Tenían sus canoas con las cuales cruzaban el lago y hacían su
comercio sin contrapeso. Nadie robaba a nadie, porque los indios de una misma
reducción no se roban.
Todo fue
a establecerse la Compañía en estos sitios, para que cambiara
inmediatamente la vida.
No
sé quien robó primero a quién; pero siento el hecho de que
los indios y la Compañia se quejaban de que eran robados, y entre ambas
entidades se estableció la tirantez que actualmente existe. La
Compañía trajo un vapor, a costa de grandes sacrificios, y lo
armó en el lago.
Este
vapor, obedeciendo órdenes del señor Fernando Camino, gerente de
la Compañia, hechó a pique o apresó todas las canoas de los
indios y los redujo a la impotencia. Hoy no se ve en el lago ni una sola
embarcación indígena, y los naturales tienen que rodearlo a pie
cuando necesitan ir de un punto a otro. El vapor les pide un pasaje cuyo valor
no pueden cubrir.
A esta
tirantez de relaciones contribuye el hecho de que los empleados de la San
Martín amenacen a tiros, por cualquier futileza, a los indios, y los
hagan creer que ellos disponen de la justicia y de la gendarmería en
apoyo de todo lo que hagan, porque tienen plata y porque los indios no la
tienen.
El indio,
ignorante como es, cree efectivamente que es así, y su odio lo dirige al
que cree directamente culpable, es decir al que tiene plata y un revólver
a la cintura. De aquí viene principalmente el odio que los indios tienen
a los «franceses». Yo he evitado muchos choques, algunos de los cuales
pudo haber sido sangriento. Cuando asesinaron en el lago al cacique Millanguir y
su hijo, los indios se enfurecieron, y varias veces los hermanos de la
Misión hubieron de apaciguarlos. Querían asaltar el despacho y
tienda de la Compañía, quemar la casa y castigar al presunto
asesino, que era el capitán del vapor, de apellido Lange. Mañana
sabrá usted de boca de los mismos indios la incidencia a que dio origen
ese doble y alevoso asesinato de dos personas a quienes los indios consideraban
y respetaban altamente. Tadeo Millanguir, hermano y tío de las
víctimas, vendrá mañana a hablar con ustedes. Bueno: este
asesinato, cometido hace seis o siete meses, ha quedado completamente impune.
El que se
le quite a un indio su terreno a pedazos, distribuyendo sus cercos y
haciéndole otros dentro de su propiedad, es corriente, y ya no me
sorprende cuando vienen los indios a avisármelo. Joaquín Mera
tiene su fundo adquirido y cerrado en esa forma. Poco a poco ha despojado a los
indios de Coz-Coz, Panguipulli, Pinco, Calafquén y ha formado ese gran
fundo cuyos límites no sabe precisar él mismo.
Joaquín
Mera hizo asesinar en su ruca a la india Nieves Aiñamco, cerca de Pinco.

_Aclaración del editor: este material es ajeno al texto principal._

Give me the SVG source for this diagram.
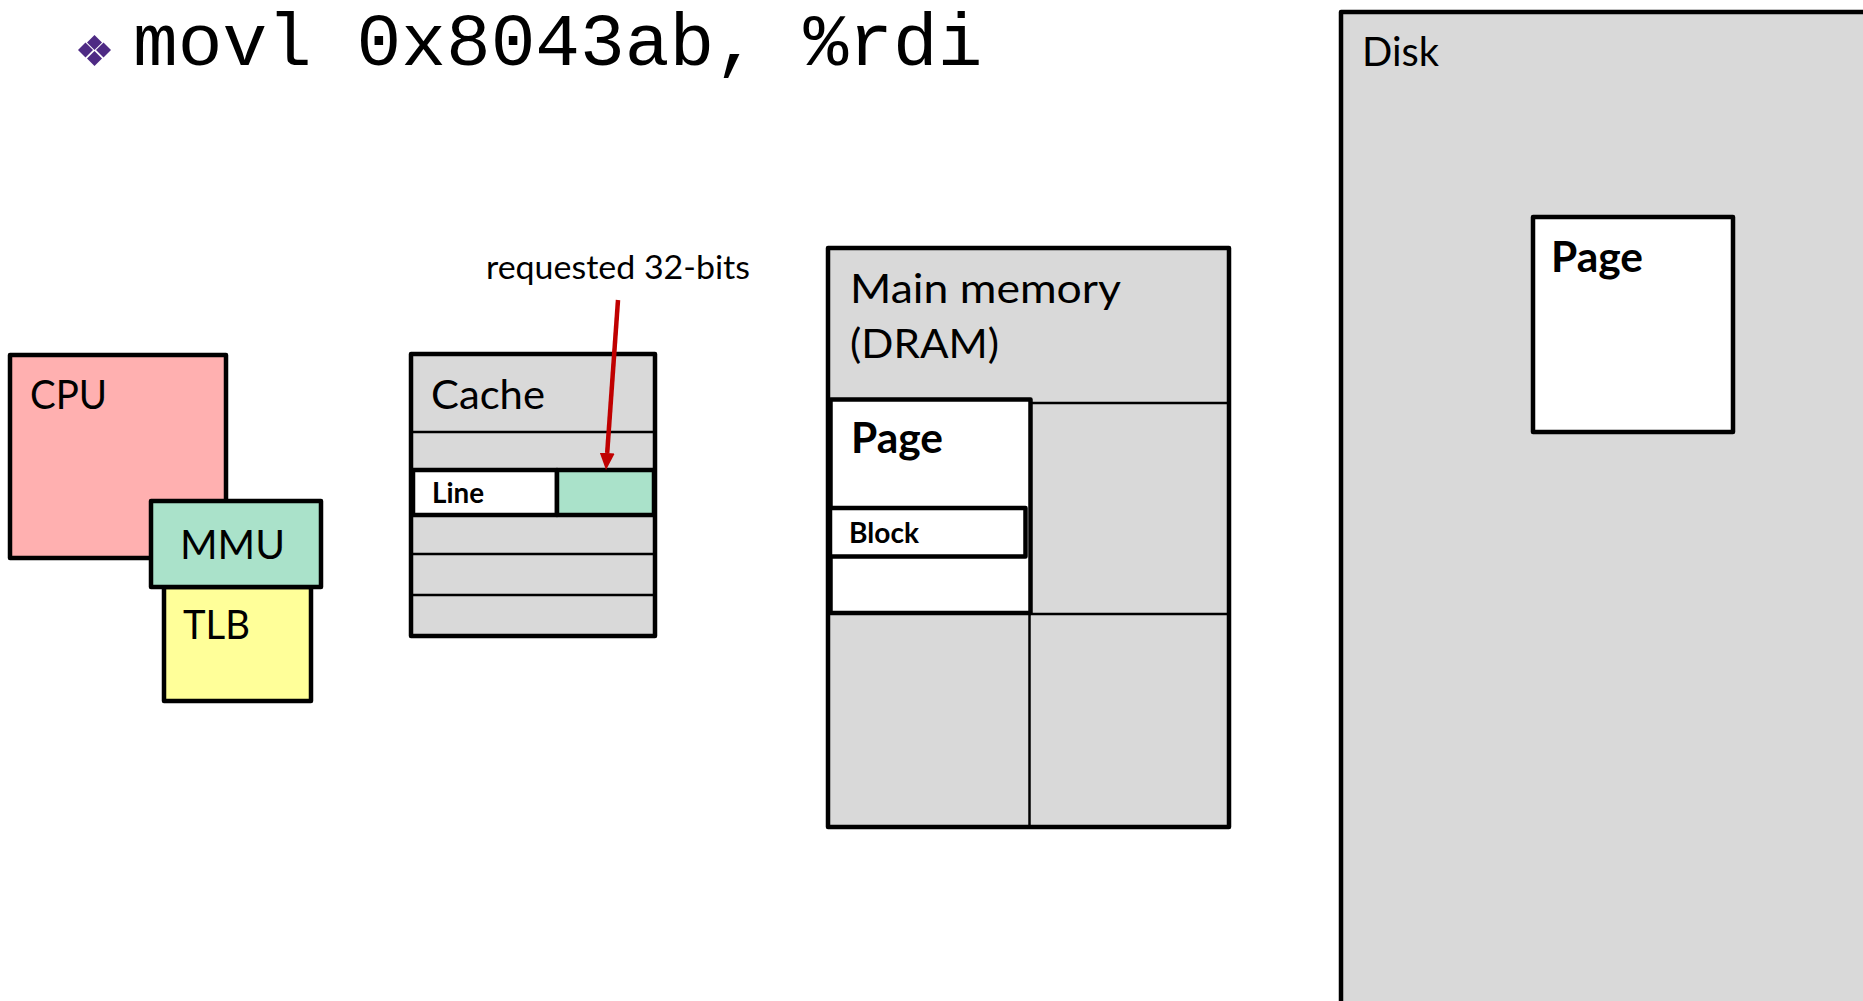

El sumario arrojó tal cúmulo de culpabilidad contra Mera, que el
juez de Valdivia don Manuel Fco. Frías, no pudo dejar de dictar la orden
de prisión en su contra, a pesar de la estrecha amistad que los ligaba.

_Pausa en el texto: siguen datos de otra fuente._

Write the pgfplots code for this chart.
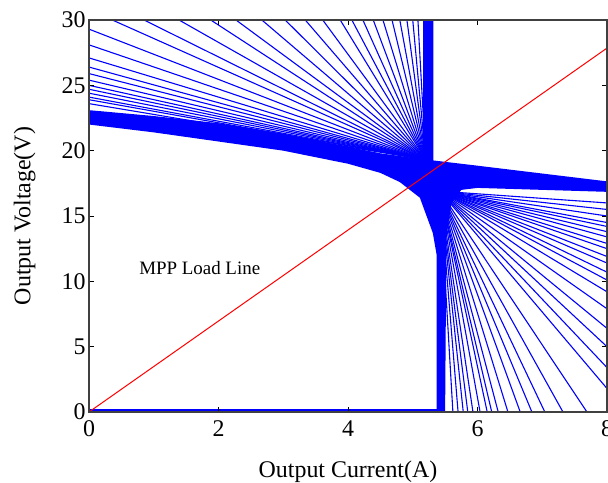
\documentclass[border=0pt]{standalone}
\usepackage{fontspec}
\setmainfont{Liberation Serif}
\usepackage{pgfplots}
\pgfplotsset{compat=1.18}
\begin{document}
\begin{tikzpicture}
\begin{axis}[
    scale only axis, width=518bp, height=392bp,
    xmin=0, xmax=8, ymin=0, ymax=30,
    xtick={0,2,4,6,8}, ytick={0,5,10,15,20,25,30},
    tick align=inside, major tick length=5bp,
    axis line style={line width=1.2bp, black!75},
    every tick/.style={black, line width=0.9bp},
    tick label style={font=\fontsize{24}{28}\selectfont},
    /pgf/number format/assume math mode=true,
    xticklabel style={yshift=-5bp},
    label style={font=\fontsize{24}{28}\selectfont},
    xlabel={Output Current(A)}, ylabel={Output Voltage(V)},
    x label style={at={(axis description cs:0.5,-0.153)}, anchor=center},
    y label style={at={(axis description cs:-0.124,0.5)}, anchor=center},
    axis on top,
    fan/.style={blue, line width=1.1bp, forget plot},
]
% PV characteristic: solid band with the two vertical/horizontal branches
\addplot[fill=blue, draw=none, forget plot] coordinates {
    (0,23.1) (1,22.65) (2,22.1) (3,21.3) (3.5,20.8) (4,20.3) (4.5,19.8)
    (5.0,19.45) (5.16,19.45) (5.16,30) (5.32,30) (5.32,19.25)
    (6,18.85) (7,18.25) (8,17.65) (8,16.85) (7,17.0) (6,17.15) (5.75,17.0)
    (5.6,16.0) (5.52,13.5) (5.5,0) (5.37,0) (5.37,12.0) (5.31,13.7) (5.11,16.4)
    (4.8,17.6) (4.5,18.3) (4,19.0) (3,20.0) (2,20.7) (1,21.4) (0,22.0)
} -- cycle;
\addplot[blue, line width=2.5bp, forget plot] coordinates {(0,0.12) (5.4,0.12)};

% upper family, from the voltage axis
\pgfplotsinvokeforeach{29.3,28.1,27.1,26.4,25.9,25.4,25.0,24.7,24.4,24.1,23.9,23.6}{
    \addplot[fan] coordinates {(0,#1) (5.2,19.3)};
}
% upper family, from the top edge
\pgfplotsinvokeforeach{0.36,0.85,1.39,1.88,2.27,2.67,3.03,3.34,3.61,3.88,4.06,4.23,4.39,4.54,4.68,4.80,4.91,5.00,5.08}{
    \addplot[fan] coordinates {(#1,30) (5.2,19.3)};
}
% lower family, to the right edge
\pgfplotsinvokeforeach{16.0,15.5,15.0,14.5,14.2,13.8,13.4,12.9,12.5,11.9,11.4,10.7,10.1,9.2,7.9,6.4,5.0,3.4,1.8}{
    \addplot[fan] coordinates {(5.42,16.9) (8,#1)};
}
% lower family, to the current axis
\pgfplotsinvokeforeach{5.62,5.70,5.78,5.85,5.93,6.04,6.15,6.22,6.32,6.47,6.66,6.84,7.04,7.32,7.69}{
    \addplot[fan] coordinates {(5.42,16.9) (#1,0)};
}

% MPP load line
\addplot[red, line width=1bp] coordinates {(0,0) (8,27.85)};
\node[font=\fontsize{19}{22}\selectfont] at (axis cs:1.71,11.0) {MPP Load Line};
\end{axis}
\pgfresetboundingbox
\path[use as bounding box] (-89bp,-71bp) rectangle (519bp,412bp);
\end{tikzpicture}
\end{document}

Sucedió lo que se presumía. El sumario se extravío, y el
sindicado Mera salió en libertad bajo fianza, después de ocho
meses de cárcel.
Las
gestiones que se han hecho por los promotores fiscales y por las hijas de la
víctima, para que el señor Frías reabra ese sumario, han
sido inútiles, aunque parezca mentira. Mañana verá usted a
la Antonia Vera Aiñámco, hija de la Nieves, y ella le
referirá los hechos.
Podría
continuar tan largamente esta conversación, y referirle casos tan
horrorosos, como por ejemplo, el incendio que Joaquín Mera mandó
hacerle a la india Antonia Vera, mientras ésta, su marido y sus hijos
dormían en la ruca.... y cuando los pobres indios huían asustados
y medio asfixiados, los sirvientes de Mera se divertían tirándoles
de balazos; pero prefiero que sean los mismos indios los que les refieran a Uds.

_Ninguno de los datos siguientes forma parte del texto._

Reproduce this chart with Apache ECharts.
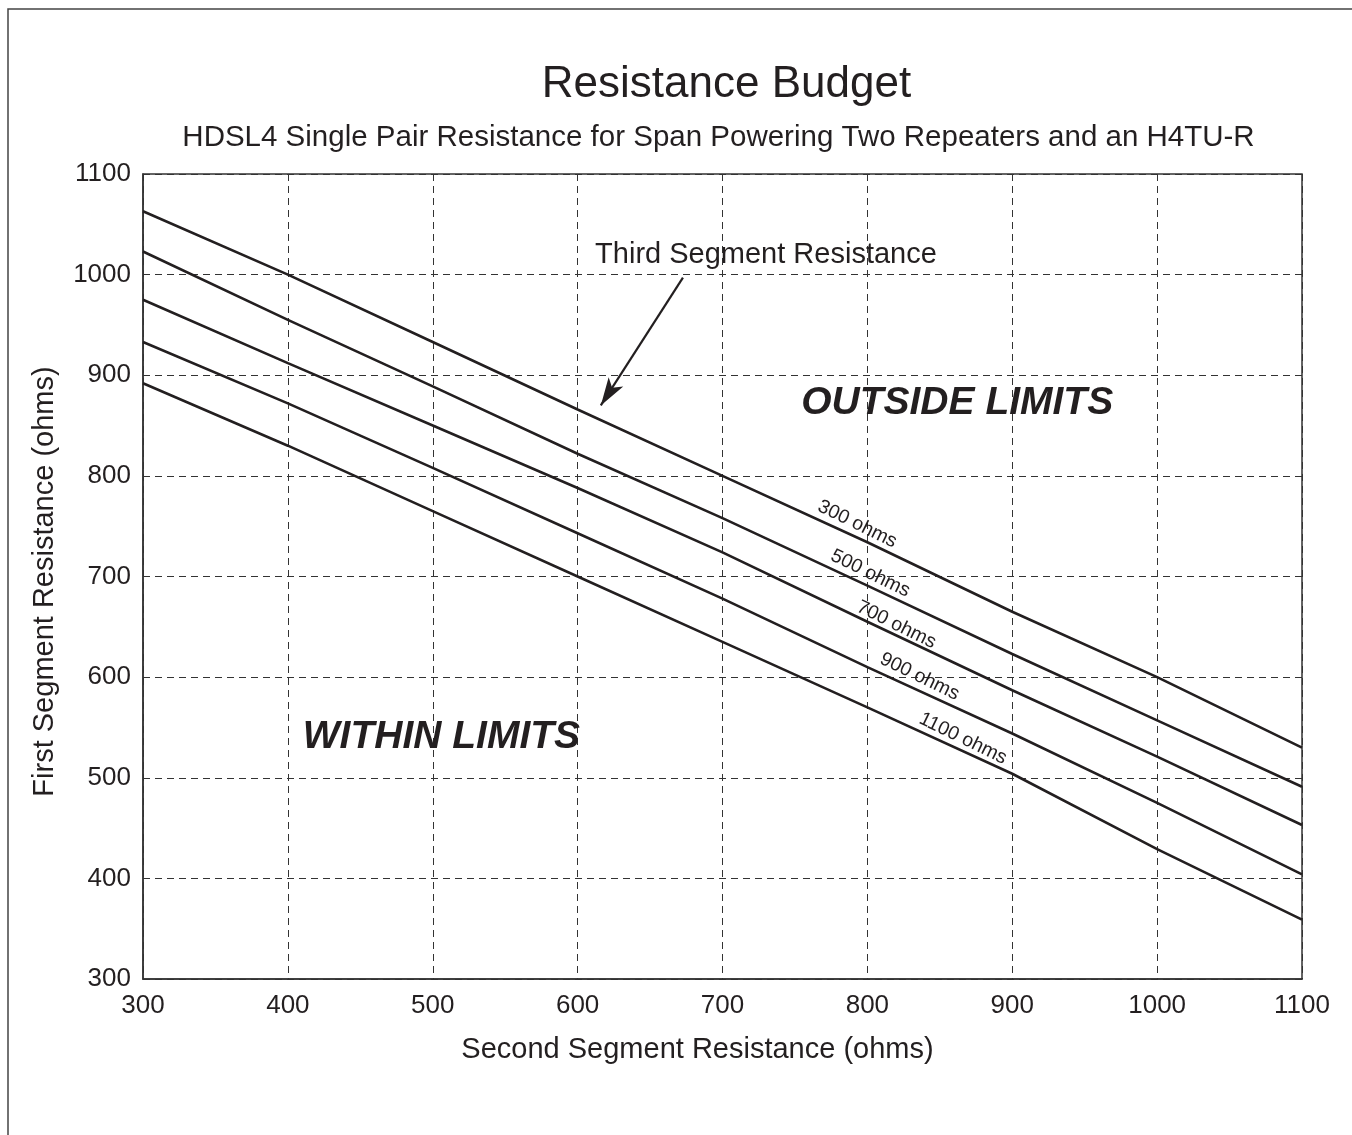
<!DOCTYPE html>
<html><head><meta charset="utf-8">
<script src="https://cdn.jsdelivr.net/npm/echarts@6/dist/echarts.min.js"></script>
<style>html,body{margin:0;padding:0;background:#fff}#c{width:1352px;height:1135px}</style>
</head><body><div id="c"></div>
<script>
// ---- data ----
const secondSegment = [300, 400, 500, 600, 700, 800, 900, 1000, 1100];
const thirdSegmentNames = ['300 ohms', '500 ohms', '700 ohms', '900 ohms', '1100 ohms'];
const first300 = [1063, 1000, 933, 866, 800, 734, 665, 600, 530];
const first500 = [1023, 955, 889, 822, 758, 691, 623, 557, 491];
const first700 = [975, 912, 850, 788, 724, 655, 587, 521, 453];
const first900 = [933, 872, 808, 743, 678, 610, 544, 475, 404];
const first1100 = [892, 830, 765, 700, 635, 570, 504, 429, 359];
const axisMin = 300, axisMax = 1100, axisStep = 100;

// ---- layout of annotations (data coordinates) ----
const lineLabelAt = [[793, 752], [802, 703], [820, 652], [836, 600.5], [866, 539]];
const arrowFrom = [672.7, 997], arrowTo = [616, 870];
const calloutAt = [730, 1020];
const outsideAt = [862, 872];
const withinAt = [506, 540];

const FONT = '"Liberation Sans", Arial, Helvetica, sans-serif';
const INK = '#231f20';
const allSeries = [first300, first500, first700, first900, first1100];

const chart = echarts.init(document.getElementById('c'), null, {renderer: 'canvas'});

const series = allSeries.map((vals, i) => ({
  type: 'line',
  name: thirdSegmentNames[i],
  data: secondSegment.map((x, k) => [x, vals[k]]),
  showSymbol: false,
  symbol: 'none',
  lineStyle: {color: INK, width: 2.6},
  itemStyle: {color: INK},
  silent: true,
  z: 3,
  markPoint: {
    symbol: 'circle', symbolSize: 0, silent: true,
    label: {show: true, position: 'inside', rotate: -26, color: INK,
            fontFamily: FONT, fontSize: 19.5, formatter: thirdSegmentNames[i]},
    data: [{coord: lineLabelAt[i], value: thirdSegmentNames[i]}]
  }
}));

// annotation series (no data of its own)
series.push({
  type: 'line', data: [], silent: true,
  markLine: {
    silent: true, symbol: ['none', 'arrow'], symbolSize: [13, 28],
    lineStyle: {color: INK, width: 2.2, type: 'solid'},
    label: {show: false},
    data: [[{coord: arrowFrom}, {coord: arrowTo}]]
  },
  markPoint: {
    symbol: 'circle', symbolSize: 0, silent: true,
    data: [
      {coord: calloutAt, label: {show: true, position: 'inside', formatter: 'Third Segment Resistance',
        color: INK, fontFamily: FONT, fontSize: 29}},
      {coord: outsideAt, label: {show: true, position: 'inside', formatter: 'OUTSIDE LIMITS',
        color: INK, fontFamily: FONT, fontSize: 39, fontWeight: 'bold', fontStyle: 'italic'}},
      {coord: withinAt, label: {show: true, position: 'inside', formatter: 'WITHIN LIMITS',
        color: INK, fontFamily: FONT, fontSize: 39, fontWeight: 'bold', fontStyle: 'italic'}}
    ]
  }
});

const gridLeft = 143, gridTop = 174, gridRight = 50, gridBottom = 156;
const plotCenterX = gridLeft + (1352 - gridLeft - gridRight) / 2;
const plain = v => String(v);

chart.setOption({
  animation: false,
  backgroundColor: '#fff',
  textStyle: {fontFamily: FONT},
  grid: {left: gridLeft, top: gridTop, right: gridRight, bottom: gridBottom,
         show: true, borderColor: '#333', borderWidth: 1.5, containLabel: false},
  xAxis: {
    type: 'value', min: axisMin, max: axisMax, interval: axisStep,
    name: 'Second Segment Resistance (ohms)', nameLocation: 'middle', nameGap: 56,
    nameTextStyle: {color: INK, fontSize: 29, fontFamily: FONT, padding: [0, 50, 0, 0]},
    axisLine: {show: true, lineStyle: {color: '#333', width: 1.5}},
    axisTick: {show: false},
    axisLabel: {color: INK, fontSize: 26, fontFamily: FONT, margin: 14, formatter: plain},
    splitLine: {show: true, lineStyle: {color: '#333', width: 1, type: [7, 5]}}
  },
  yAxis: {
    type: 'value', min: axisMin, max: axisMax, interval: axisStep,
    name: 'First Segment Resistance (ohms)', nameLocation: 'middle', nameGap: 84,
    nameTextStyle: {color: INK, fontSize: 29, fontFamily: FONT, padding: [0, 10, 0, 0]},
    axisLine: {show: true, lineStyle: {color: '#333', width: 1.5}},
    axisTick: {show: false},
    axisLabel: {color: INK, fontSize: 26, fontFamily: FONT, margin: 12, formatter: plain},
    splitLine: {show: true, lineStyle: {color: '#333', width: 1, type: [7, 5]}}
  },
  graphic: [
    {type: 'rect', shape: {x: 8, y: 9, width: 1400, height: 1200}, silent: true,
     style: {fill: 'none', stroke: '#444', lineWidth: 1.5}},
    {type: 'text', x: plotCenterX + 4, y: 85, silent: true,
     style: {text: 'Resistance Budget', fill: INK, font: '44px ' + FONT,
             textAlign: 'center', textVerticalAlign: 'middle'}},
    {type: 'text', x: plotCenterX - 4, y: 138, silent: true,
     style: {text: 'HDSL4 Single Pair Resistance for Span Powering Two Repeaters and an H4TU-R',
             fill: INK, font: '29.5px ' + FONT, textAlign: 'center', textVerticalAlign: 'middle'}}
  ],
  series: series
});
</script></body></html>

sus penas. Ellos son más ingenuos; yo me horrorizo también, y tal
vez avance opiniones que no debo expresar. Quedan, sí, convencidos de que
lo que digan será la verdad, porque yo estaré presente, y no
permitiré que el indio diga más de lo efectivamente ha pasado.
Si
ustedes gustan, nos vamos al dormitorio, concluyó diciéndonos el
padre Sigifredo; necesitan ustedes descansar de las molestias del día.
Obedecimos
maquinalmente; íbamos pensando en que el misionero nos quería
preparar el ánimo para que entráramos a conocer el canallesco y
cobarde proceder de los bandoleros que se han instalado entre los indios,
amparados por jueces tolerantes y más ruines que esos mismos bandoleros.